Daniela Stump, professora do MBA ESG e Impacto da Trevisan Escola de Negócios, destaca outro indicador da plataforma, que é o de sensibilidade. Ele indica o grau em que um sistema socioecológico é potencialmente afetado ou modificado por desastre geo-hidrológico. Das cinco cidades avaliadas, quatro apresentam índice baixo ou muito baixo (Porto Alegre, Canoas, Bento Gonçalves e Lajeado). Apenas Eldorado do Sul aparece com índice médio.

“É um contrassenso que Canoas, por exemplo, apresente índice de vulnerabilidade baixo. O comportamento hidrológico é difícil de prever, mas a plataforma não indicou o quanto a população estaria vulnerável”, diz ela.

Márcio Rojas, coordenador-geral de Ciência do Clima do MCTI, afirma que o volume de chuvas no Rio Grande do Sul foi impressionante, bem mais alto do que o esperado por estudos climáticos.

“Mas estamos vendo que os eventos estão ficando mais extremos e intensos, por isso, não podemos dizer que (a enchente no Rio Grande do Sul) é uma surpresa”, diz Rojas.

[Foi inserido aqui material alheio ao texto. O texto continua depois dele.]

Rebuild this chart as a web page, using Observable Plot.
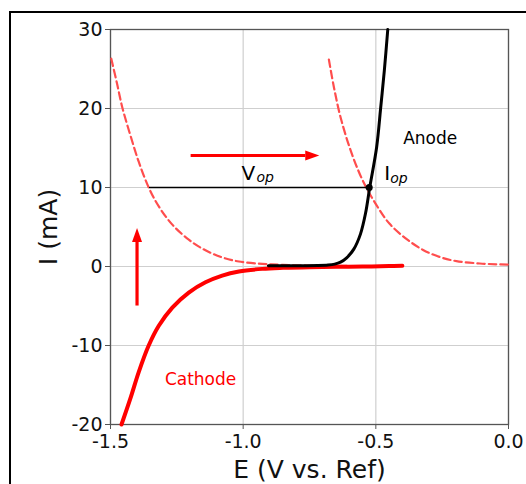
<!DOCTYPE html>
<html><head><meta charset="utf-8">
<script src="https://cdn.jsdelivr.net/npm/d3@7"></script>
<script src="https://cdn.jsdelivr.net/npm/@observablehq/plot@0.6"></script>
<style>
html,body{margin:0;padding:0;background:#fff;}
#wrap{position:relative;width:526px;height:484px;overflow:hidden;background:#fff;}
#frame{position:absolute;left:9px;top:11px;width:700px;height:700px;border:2px solid #000;box-sizing:border-box;}
#chart{position:absolute;left:0;top:0;}
</style></head>
<body><div id="wrap"><div id="frame"></div><div id="chart"></div></div>
<script>
// ---- data ----
const xTicks = [-1.5, -1.0, -0.5, 0.0];
const yTicks = [-20, -10, 0, 10, 20, 30];

const cathodeE = [-1.4585, -1.425, -1.393, -1.356, -1.318, -1.267, -1.205, -1.142, -1.079, -1.016, -0.928, -0.85, -0.75, -0.65, -0.55, -0.45, -0.40];
const cathodeI = [-20, -16.7, -13.3, -10, -7.5, -5.2, -3.3, -2.0, -1.15, -0.63, -0.3, -0.17, -0.08, -0.04, 0, 0.05, 0.1];

const anodeE = [-0.905, -0.8, -0.72, -0.68, -0.655, -0.633, -0.61, -0.583, -0.558, -0.539, -0.523, -0.497, -0.482, -0.468, -0.455];
const anodeI = [0.1, 0.1, 0.12, 0.18, 0.3, 0.55, 1.1, 2.2, 4.1, 6.7, 10, 15.1, 20, 24.8, 30];

const dashLeftE = [-1.497, -1.475, -1.456, -1.425, -1.393, -1.356, -1.318, -1.267, -1.205, -1.142, -1.079, -1.016, -0.928, -0.85, -0.75, -0.65, -0.55];
const dashLeftI = [26.3, 23.1, 20.2, 16.6, 13.2, 10.0, 7.6, 5.3, 3.4, 2.05, 1.15, 0.63, 0.33, 0.2, 0.12, 0.08, 0.05];

const dashRightE = [-0.677, -0.658, -0.633, -0.595, -0.551, -0.500, -0.448, -0.385, -0.322, -0.259, -0.196, -0.108, -0.03, 0.0];
const dashRightI = [26.2, 22.7, 18.9, 14.7, 11.0, 7.9, 5.4, 3.5, 2.1, 1.2, 0.68, 0.38, 0.26, 0.24];

const opE = [-1.352, -0.525];   // operating line ends
const opI = [10, 10];
const opPointE = [-0.525];
const opPointI = [10];

// arrows: shaft start, shaft end (head base), head direction
const arrowStartE = [-1.198, -1.40];
const arrowStartI = [14.05, -4.94];
const arrowEndE = [-0.766, -1.40];
const arrowEndI = [14.05, 3.1];
const arrowDir = ["right", "up"];

const noteText = ["V", "I", "Anode", "Cathode"];
const noteE = [-1.006, -0.468, -0.397, -1.295];
const noteI = [11.0, 10.9, 15.5, -15.0];
const noteSize = [20, 20, 17, 17];
const noteColor = ["black", "black", "black", "red"];

const subText = ["op", "op"];
const subE = [-0.950, -0.446];
const subI = [10.65, 10.55];

// ---- build tables ----
const zip = (es, is) => es.map((e, k) => ({E: e, I: is[k]}));
const cathode = zip(cathodeE, cathodeI);
const anode = zip(anodeE, anodeI);
const dashLeft = zip(dashLeftE, dashLeftI);
const dashRight = zip(dashRightE, dashRightI);
const opLine = zip(opE, opI);
const opPoint = zip(opPointE, opPointI);
const arrows = arrowStartE.map((e, k) => ({E1: e, I1: arrowStartI[k], E2: arrowEndE[k], I2: arrowEndI[k], dir: arrowDir[k]}));
const notes = noteText.map((t, k) => ({t, E: noteE[k], I: noteI[k], s: noteSize[k], c: noteColor[k]}));
const subs = subText.map((t, k) => ({t, E: subE[k], I: subI[k]}));

const headRight = {draw(ctx) { ctx.moveTo(0, -5); ctx.lineTo(14, 0); ctx.lineTo(0, 5); ctx.closePath(); }};
const headUp = {draw(ctx) { ctx.moveTo(-5, 0); ctx.lineTo(0, -14); ctx.lineTo(5, 0); ctx.closePath(); }};

const FONT = "DejaVu Sans";
const dashColor = "#ff4d4d";

const chart = Plot.plot({
  width: 526,
  height: 484,
  marginLeft: 110,
  marginRight: 18,
  marginTop: 29,
  marginBottom: 60,
  style: {fontFamily: FONT, background: "transparent", color: "#111"},
  x: {domain: [-1.5, 0], label: null},
  y: {domain: [-20, 30], label: null},
  marks: [
    Plot.gridX(xTicks, {stroke: "#cfcfcf", strokeOpacity: 1, strokeWidth: 1.2}),
    Plot.gridY(yTicks, {stroke: "#cfcfcf", strokeOpacity: 1, strokeWidth: 1.2}),
    Plot.frame({stroke: "#555", strokeWidth: 1.3}),
    Plot.axisX({ticks: xTicks, tickFormat: d => d.toFixed(1), tickSize: 5, tickPadding: 5, fontSize: 19, stroke: "#555", fill: "#111", label: null}),
    Plot.axisY({ticks: yTicks, tickFormat: d => String(d), tickSize: 5, tickPadding: 3, fontSize: 19, stroke: "#555", fill: "#111", label: null}),
    Plot.line(dashLeft, {x: "E", y: "I", stroke: dashColor, strokeWidth: 2.2, strokeDasharray: "7.5,4", curve: "catmull-rom"}),
    Plot.line(dashRight, {x: "E", y: "I", stroke: dashColor, strokeWidth: 2.2, strokeDasharray: "7.5,4", curve: "catmull-rom"}),
    Plot.line(cathode, {x: "E", y: "I", stroke: "red", strokeWidth: 4, curve: "catmull-rom"}),
    Plot.line(anode, {x: "E", y: "I", stroke: "black", strokeWidth: 3, curve: "catmull-rom"}),
    Plot.line(opLine, {x: "E", y: "I", stroke: "black", strokeWidth: 1.7}),
    Plot.dot(opPoint, {x: "E", y: "I", r: 3.5, fill: "black", stroke: "none"}),
    Plot.link(arrows, {x1: "E1", y1: "I1", x2: "E2", y2: "I2", stroke: "red", strokeWidth: 3.2}),
    Plot.dot(arrows.filter(d => d.dir === "right"), {x: "E2", y: "I2", symbol: headRight, fill: "red", stroke: "none", r: 5}),
    Plot.dot(arrows.filter(d => d.dir === "up"), {x: "E2", y: "I2", symbol: headUp, fill: "red", stroke: "none", r: 5}),
    Plot.text(notes, {x: "E", y: "I", text: "t", fill: "c", fontSize: "s", textAnchor: "start", lineAnchor: "bottom"}),
    Plot.text(subs, {x: "E", y: "I", text: "t", fill: "black", fontSize: 14, fontStyle: "italic", textAnchor: "start", lineAnchor: "bottom"}),
    Plot.text(["E (V vs. Ref)"], {text: d => d, frameAnchor: "bottom", dy: 53, lineAnchor: "bottom", textAnchor: "middle", fontSize: 25, fill: "#111"}),
    Plot.text(["I (mA)"], {text: d => d, frameAnchor: "left", dx: -54, rotate: -90, lineAnchor: "bottom", textAnchor: "middle", fontSize: 25, fill: "#111"})
  ]
});
document.getElementById("chart").appendChild(chart);
</script>
</body></html>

Para ele, o principal da plataforma é o indicador de “ameaça” de eventos climáticos, um dos que compõem o índice de vulnerabilidade, que inclui também informações como adequação de domicílios, faixa etária e educacional da população, infraestrutura do município, saneamento e mobilidade.

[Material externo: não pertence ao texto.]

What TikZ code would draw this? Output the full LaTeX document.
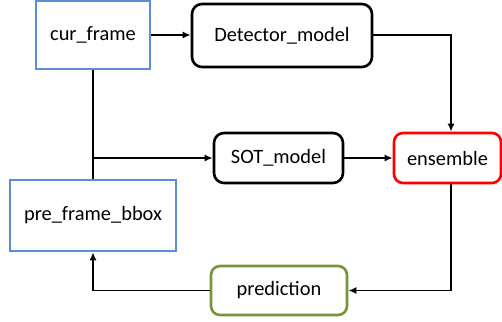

Na prática, porém, a situação da capital gaúcha e de outras cidades do Rio Grande do Sul mostra que a infraestrutura existente pouco faz diferença diante de eventos tão extremos. No fim das contas, tudo fica sob as águas e a população sofre independentemente de grau de instrução, por exemplo.

Rojas diz que gestores municipais estão sendo treinados para analisar os índices da plataforma. Mas admite que ter ou não saneamento básico não importa diante de um evento do porte do que ocorreu em Porto Alegre.

O coordenador admite que é difícil e complexo prever com precisão a intensidade de eventos extremos, mas informa que o supercomputador Tupã, usado pelo Instituto Nacional de Pesquisas Espaciais (Inpe) para operar com modelos climáticos, será substituído em breve por outro mais potente. O novo será capaz de processar mais informações e para um horizonte maior de tempo.

Cemaden

Regina Alvalá, diretora substituta do Centro Nacional de Monitoramento e Alertas de Desastres Naturais (Cemaden), afirma que prever a quantidade de chuva que vai cair é mais complicado do que prever a temperatura, por exemplo.

Ela lembra que em 2020 foi detectada a necessidade de ampliar a lista de municípios monitorados 24 horas por dia e sete dias por semana pelo órgão, mas só a partir de 2023, com a troca de governo, o projeto pode avançar — na gestão anterior, segundo a especialista, o tema não foi prioridade.

De acordo com Regina, 45 municípios gaúchos têm hoje monitoramento contínuo do Cemaden e, até o fim deste ano, mais 12 municípios integrarão a lista.

Regina alerta que, apesar das informações sobre aumento de eventos extremos, nenhum município brasileiro tem hoje um plano completo de adaptação às mudanças climáticas, que customize características de clima, econômicas e geográficas.

Ela reconhece que é preciso investir em estudos mais detalhados, que indiquem, por exemplo, qual o limiar crítico de chuva ou acumulado capaz de detonar um deslizamento em áreas de risco, por exemplo. O custo de monitoramento e de detalhamento dos impactos, porém, é alto.